At the recent MBA–CREF conference, Fannie Mae unveiled several other products in the works for this year. One of the more innovative new products, the Moderate Rehab product, will focus on fixed rate, long-term financing for multi-family assets requiring rehabilitation of $5,000 or more per unit. This product will be structured similar to the existing DUS Plus product by combining a DUS first mortgage with a Fannie Mae mezzanine loan. This new product will give borrowers the ability to fund mezzanine loan in draws and provides for more flexible pre-payment of the mezzanine loan using a Fannie Mae supplemental loan. Finally, the more aggressive underwriting parameters of this product will allow for sub-1.0x debt service coverage in some cases.

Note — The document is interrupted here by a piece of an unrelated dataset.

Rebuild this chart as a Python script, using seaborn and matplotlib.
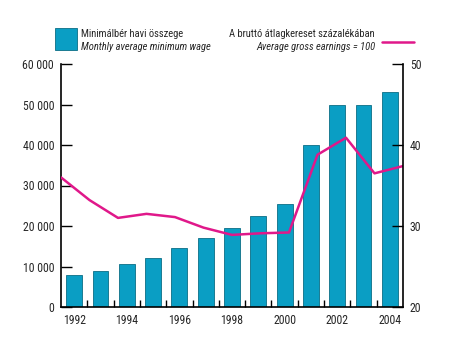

Just 2 years ago, industry people questioned whether Fannie Mae would even continue to exist in its present form. It appears that the company not only made it through, but came out in fighting shape ready to win multifamily business in this year.
Howard Smith is executive vice president and chief operating officer of Green Park Financial, a Fannie Mae DUS lender and the nation’s largest dedicated multifamily lender. Mr. Smith is also the vice chairman of the DUS Advisory Council and serves on the board of the Commercial Real Estate / Multifamily finance Board of Governors.